Ah, Katz might say, rubbing his hands gleefully before attacking his keyboard, ‘But you made the fallacy of guilt by association! Just because someone is closely associated with someone else and espouses the same point of view, that doesn’t mean you can paint them with the same brush!’ (Note: the previous actions and quote by Katz were dramatizations, not actual actions or quotes.)

Katz would have you believe that I claimed RIILE is a bad group because of its ties to ALIPAC and FAIR, which are bad groups. This isn’t the case. RIILE is bad because of its ugly rhetoric, racism and policy positions, and I point out the association with ALIPAC and FAIR to show that such local groups don’t just crop up out of nowhere, they are supported by national movements. In other words, that racism and misanthropy you’re seeing at the border is being spread to our state by national hate groups preying on the fearful and gullible, the very people who make up the ranks of RIILE.

But what’s funniest about Katz’s paragraph on guilt by association is the fact that he commits that very fallacy himself in the paragraph’s first line. “In reality, the SPLC is a progressive hatchet organization whose work has inspired at least one terroristic shooting.”  Why should the SPLC be guilty of a crime committed by a gunman who picked his target off their website? Isn’t that the exact same kind of guilt by association Katz is complaining about? (Assuming of course, that Katz understands what guilt by association really is.) I’m sure Katz would never suggest that the Catholic Church, in taking a strong stand against abortion, is guilty by association of the murder of Dr. Tiller.

Katz later accuses me of an ad hominem attack when I wrote:

These then, are the people in Rhode Island who lack compassion, are ruled by fear and susceptible to nonsensical conspiracy theory. These are the people who see a humanitarian crisis and respond with thinly veiled racism, stupidity and xenophobia. These are, without a doubt, the very worst people Rhode Island has to offer, and I find solace in the fact that they are not only small in spirit, but small in number and small in support.

These are not ad hominem attacks. These are judgments I made, based on the evidence as I saw it. I presented evidence for each of the claims I made, and then plainly stated the claims. I didn’t say that the members of RIILE at the State House rally were flatulent, or on drugs, or mentally unstable. These statements, whether they were true or false, would have been beside the point, and therefore ad hominem. I was precise in my attack, and presented evidence for every charge.

Katz’s charge of argumentum ad populum, the idea that members of RIILE are wrong because they are in the minority, is also misapplied.

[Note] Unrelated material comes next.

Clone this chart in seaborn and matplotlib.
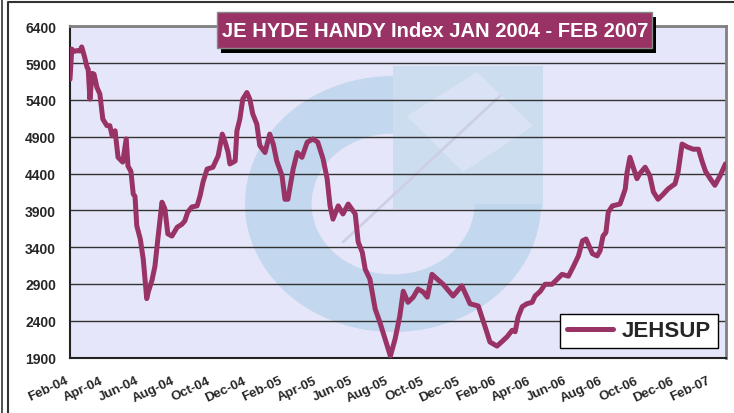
import matplotlib
matplotlib.use("Agg")
import matplotlib.pyplot as plt
import matplotlib.dates as mdates
from matplotlib.patches import Wedge, Rectangle, Polygon
from matplotlib.lines import Line2D
from matplotlib.transforms import Affine2D, ScaledTranslation
import seaborn as sns
import pandas as pd

# ---------------- data ----------------
dates = [
    "2004-02-01", "2004-02-04", "2004-02-08", "2004-02-14", "2004-02-18", "2004-02-21",
    "2004-02-26", "2004-03-01", "2004-03-03", "2004-03-06", "2004-03-10", "2004-03-13",
    "2004-03-18", "2004-03-23", "2004-03-28", "2004-04-04", "2004-04-09", "2004-04-13",
    "2004-04-18", "2004-04-23", "2004-05-01", "2004-05-07", "2004-05-10", "2004-05-15",
    "2004-05-19", "2004-05-22", "2004-05-25", "2004-05-31", "2004-06-05", "2004-06-11",
    "2004-06-14", "2004-06-20", "2004-06-25", "2004-06-30", "2004-07-07", "2004-07-12",
    "2004-07-17", "2004-07-24", "2004-08-02", "2004-08-10", "2004-08-15", "2004-08-20",
    "2004-08-27", "2004-09-05", "2004-09-10", "2004-09-15", "2004-09-22", "2004-10-02",
    "2004-10-11", "2004-10-18", "2004-10-23", "2004-10-28", "2004-10-31", "2004-11-09",
    "2004-11-12", "2004-11-17", "2004-11-22", "2004-11-29", "2004-12-04", "2004-12-09",
    "2004-12-16", "2004-12-21", "2004-12-30", "2005-01-07", "2005-01-13", "2005-01-19",
    "2005-01-28", "2005-02-02", "2005-02-07", "2005-02-16", "2005-02-23", "2005-03-03",
    "2005-03-12", "2005-03-22", "2005-03-30", "2005-04-08", "2005-04-15", "2005-04-20",
    "2005-04-25", "2005-05-04", "2005-05-12", "2005-05-21", "2005-06-02", "2005-06-07",
    "2005-06-14", "2005-06-19", "2005-06-27", "2005-07-06", "2005-07-14", "2005-07-23",
    "2005-08-01", "2005-08-09", "2005-08-17", "2005-08-23", "2005-08-31", "2005-09-09",
    "2005-09-17", "2005-09-26", "2005-10-03", "2005-10-11", "2005-10-20", "2005-10-30",
    "2005-11-16", "2005-12-01", "2005-12-15", "2005-12-29", "2006-01-10", "2006-01-18",
    "2006-01-30", "2006-02-08", "2006-02-16", "2006-02-25", "2006-03-02", "2006-03-07",
    "2006-03-14", "2006-03-22", "2006-03-31", "2006-04-05", "2006-04-14", "2006-04-22",
    "2006-05-04", "2006-05-13", "2006-05-21", "2006-06-01", "2006-06-09", "2006-06-18",
    "2006-06-25", "2006-07-01", "2006-07-12", "2006-07-20", "2006-07-25", "2006-07-30",
    "2006-08-04", "2006-08-08", "2006-08-15", "2006-08-28", "2006-09-02", "2006-09-06",
    "2006-09-09", "2006-09-14", "2006-09-19", "2006-09-26", "2006-10-01", "2006-10-10",
    "2006-10-18", "2006-10-24", "2006-11-01", "2006-11-10", "2006-11-18", "2006-11-30",
    "2006-12-05", "2006-12-12", "2006-12-21", "2006-12-31", "2007-01-09", "2007-01-15",
    "2007-01-21", "2007-01-29", "2007-02-06", "2007-02-15", "2007-02-24",
]
jehsup = [
    5680, 6090, 6060, 6070, 6065, 6120,
    5980, 5845, 5820, 5410, 5760, 5750,
    5570, 5480, 5140, 5050, 5050, 4910,
    4980, 4620, 4555, 4870, 4500, 4430,
    4120, 4090, 3690, 3510, 3240, 2700,
    2800, 2950, 3140, 3510, 4010, 3920,
    3580, 3550, 3670, 3710, 3755, 3875,
    3945, 3960, 4095, 4280, 4460, 4485,
    4640, 4935, 4825, 4685, 4530, 4570,
    4980, 5140, 5410, 5500, 5410, 5210,
    5070, 4780, 4685, 4935, 4800, 4570,
    4370, 4050, 4050, 4460, 4685, 4620,
    4825, 4870, 4825, 4600, 4330, 3960,
    3780, 3960, 3850, 3985, 3850, 3470,
    3330, 3100, 2965, 2560, 2380, 2150,
    1920, 2150, 2460, 2800, 2650, 2720,
    2830, 2790, 2720, 3030, 2965, 2895,
    2735, 2875, 2630, 2600, 2310, 2110,
    2055, 2120, 2180, 2270, 2250, 2450,
    2590, 2630, 2650, 2735, 2800, 2895,
    2895, 2965, 3030, 3005, 3130, 3280,
    3485, 3510, 3310, 3280, 3350, 3550,
    3600, 3875, 3960, 3985, 4095, 4190,
    4410, 4620, 4500, 4330, 4400, 4485,
    4370, 4150, 4050, 4120, 4190, 4260,
    4410, 4800, 4760, 4730, 4730, 4570,
    4430, 4330, 4240, 4370, 4530,
]
series_name = "JEHSUP"
title_text = "JE HYDE HANDY Index JAN 2004 - FEB 2007"
y_ticks = [1900, 2400, 2900, 3400, 3900, 4400, 4900, 5400, 5900, 6400]
x_start, x_end = "2004-02-01", "2007-02-25"

df = pd.DataFrame({"date": pd.to_datetime(dates), "value": jehsup, "series": series_name})

# ---------------- style ----------------
sns.set_style("white")
plt.rcParams["font.family"] = ["Liberation Sans", "DejaVu Sans"]
plt.rcParams["font.weight"] = "bold"

LINE = "#993366"
W, H = 734, 414
fig = plt.figure(figsize=(W / 100, H / 100), dpi=100)
fig.patch.set_facecolor("white")

L, R, T, B = 70, 726, 27.3, 358.5
ax = fig.add_axes([L / W, (H - B) / H, (R - L) / W, (B - T) / H])
ax.set_facecolor("#E6E6FA")


def px_trans(sx=1.0, sy=1.0, cx=0.0, cy=0.0):
    # coordinates given in image pixels (y downwards)
    return (Affine2D().scale(sx, sy).translate(cx, cy)
            + Affine2D().scale(1, -1).translate(0, H)
            + Affine2D().scale(1 / 100.0) + fig.dpi_scale_trans)


# watermark logo (approximation)
wm = []
wm.append(Rectangle((393, 67), 150, 143, transform=px_trans(), fc="#C9DCEF", ec="none"))
wm.append(Polygon([(477, 73), (533, 127), (463, 173), (407, 117)], closed=True,
                  transform=px_trans(), fc="#DDE5F6", ec="none"))
wm.append(Wedge((0, 0), 1.0, 0, 270, width=0.45, transform=px_trans(148, 128, 393, 205),
                fc="#BDD5EC", ec="none"))
for p in wm:
    p.set_zorder(0.2)
    p.set_alpha(0.85)
    ax.add_patch(p)
    p.set_clip_path(ax.patch)
ln = Line2D([343, 500], [243, 97], transform=px_trans(), color="#CDCFE6", lw=2.0, zorder=0.3)
ax.add_line(ln)
ln.set_clip_path(ax.patch)

sns.lineplot(data=df, x="date", y="value", hue="series", palette=[LINE], ax=ax,
             linewidth=3.6, legend=True, zorder=3)

ax.set_xlim(pd.Timestamp(x_start), pd.Timestamp(x_end))
ax.set_ylim(y_ticks[0], y_ticks[-1])
ax.set_yticks(y_ticks)
ax.xaxis.set_major_locator(mdates.MonthLocator(bymonth=[2, 4, 6, 8, 10, 12]))
ax.xaxis.set_major_formatter(mdates.DateFormatter("%b-%y"))
ax.set_xlabel("")
ax.set_ylabel("")

ax.set_axisbelow(True)
ax.yaxis.grid(True, color="#333333", lw=1.0)
ax.xaxis.grid(False)

for s in ["left", "bottom"]:
    ax.spines[s].set_color("#222222")
    ax.spines[s].set_linewidth(1.5)
for s in ["top", "right"]:
    ax.spines[s].set_color("#808080")
    ax.spines[s].set_linewidth(2.0)

ax.tick_params(axis="both", direction="out", length=4, width=1.2, color="#222222")
ax.tick_params(axis="y", labelsize=10, pad=6)
ax.tick_params(axis="x", labelsize=9.5, pad=8)
for lab in ax.get_yticklabels():
    lab.set_fontweight("bold")
shift = ScaledTranslation(-5 / 100.0, 0, fig.dpi_scale_trans)
for lab in ax.get_xticklabels():
    lab.set_fontweight("bold")
    lab.set_rotation(25)
    lab.set_ha("right")
    lab.set_va("top")
    lab.set_rotation_mode("anchor")
    lab.set_transform(lab.get_transform() + shift)

leg = ax.legend(loc="lower right", bbox_to_anchor=((718 - L) / (R - L), (B - 349) / (B - T)),
                borderaxespad=0, frameon=True, fancybox=False, framealpha=1,
                edgecolor="black", facecolor="white", handlelength=2.1,
                prop={"size": 16, "weight": "bold"}, borderpad=0.3, handletextpad=0.4)
leg.get_frame().set_linewidth(1.0)
for h in leg.get_lines():
    h.set_linewidth(3.6)

# title box with shadow
fig.add_artist(Rectangle((221, 18), 435, 36, transform=px_trans(), fc="black", ec="none"))
fig.add_artist(Rectangle((217, 13), 435, 36, transform=px_trans(), fc="#993366", ec="#888888", lw=1))
fig.text(435 / W, 1 - 31.5 / H, title_text, color="white", fontsize=14.5, fontweight="bold",
         ha="center", va="center")

# outer frame lines
fig.add_artist(Line2D([2, 2], [0, H], transform=px_trans(), color="#333333", lw=1.2))
fig.add_artist(Line2D([8, 8, W], [H, 3, 3], transform=px_trans(), color="#333333", lw=1.5))

fig.savefig("out.png", dpi=100, facecolor="white")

I did not say that RIILE was wrong because they are in the minority, I said that I am glad that their opinions reflect a minority of Rhode Islanders. That members of RIILE are wrong is beside the point.

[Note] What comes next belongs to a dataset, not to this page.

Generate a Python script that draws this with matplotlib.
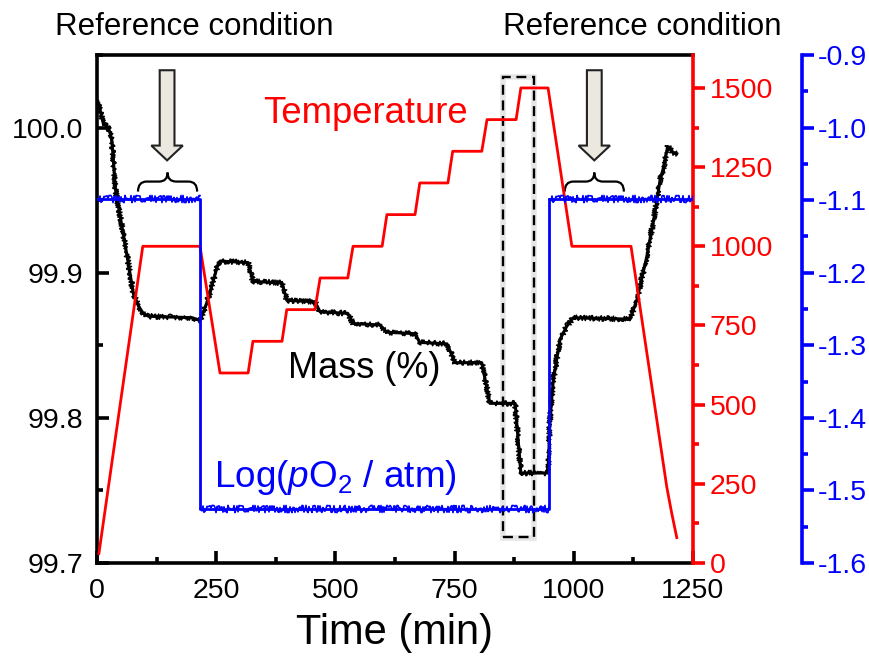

Katz’s last attack was to accuse me of dehumanizing my opponents:

On the thin gruel of his logical fallacies, Ahlquist insists that these Rhode Islanders with whom he disagrees are:

  • not only misapplying their compassion, but completely devoid of it, as if inhuman
  • overwhelmed with fear and lies
  • primal in their racism, intellectually deformed, and fearful of fellow human beings as of a foreign species

The key point, here, isn’t exactly that Ahlquist’s rhetoric finds an eerie echo in the works of other propagandists who have targeted different minorities throughout history, but that he arrives there through tribal thinking that affirms his own sense of moral superiority. These are the evil Other, whereas he is a moral exemplar.

I do not think of myself as a moral exemplar, but I do try to speak with a clear moral voice. Whatever my failings as a person may be, like all people, I have the right to articulate my moral judgments, and if I sometimes fail to live up to the high standards I have set for myself, that makes me like everyone else on this planet:

Human.

I never said that members of RIILE were “inhuman,” I never said that they were “the evil Other” and I never called the members of RIILE “contemptibly subhuman.” These are the words Katz chose for me. The words I used were, “fearful, mean-spirited person,” “people… who lack compassion” and “the very worst people Rhode Island has to offer.”

I was careful to call members of RIILE persons and people because they are not monsters, they are in fact very, very human. People are not always nice. They are not always compassionate, brave or rigorous in their thinking. Sometimes they are mean-spirited, fearful and stupid.

***

I suspect, sadly, that Katz reacted as strongly as he did because of his own religious intolerance. Towards the end of his piece, Katz writes:

I don’t know if the zealotry with which [Ahlquist] seeks to use government to impose his atheism as the one true religion means that he would have been equally zealous in persecuting religious minorities when some other worldview held the reins of power.

Here Katz makes his ultimate argument. He hints at this throughout, but wraps it up here:

Steve Ahlquist is an evil atheist and if transplanted back in time, he would be a Nazi propagandist, or worse.

Talk about dehumanizing.

Since Katz is so keen on logical fallacies, how about these: Reductio ad Hitlerum, and Godwin’s Law.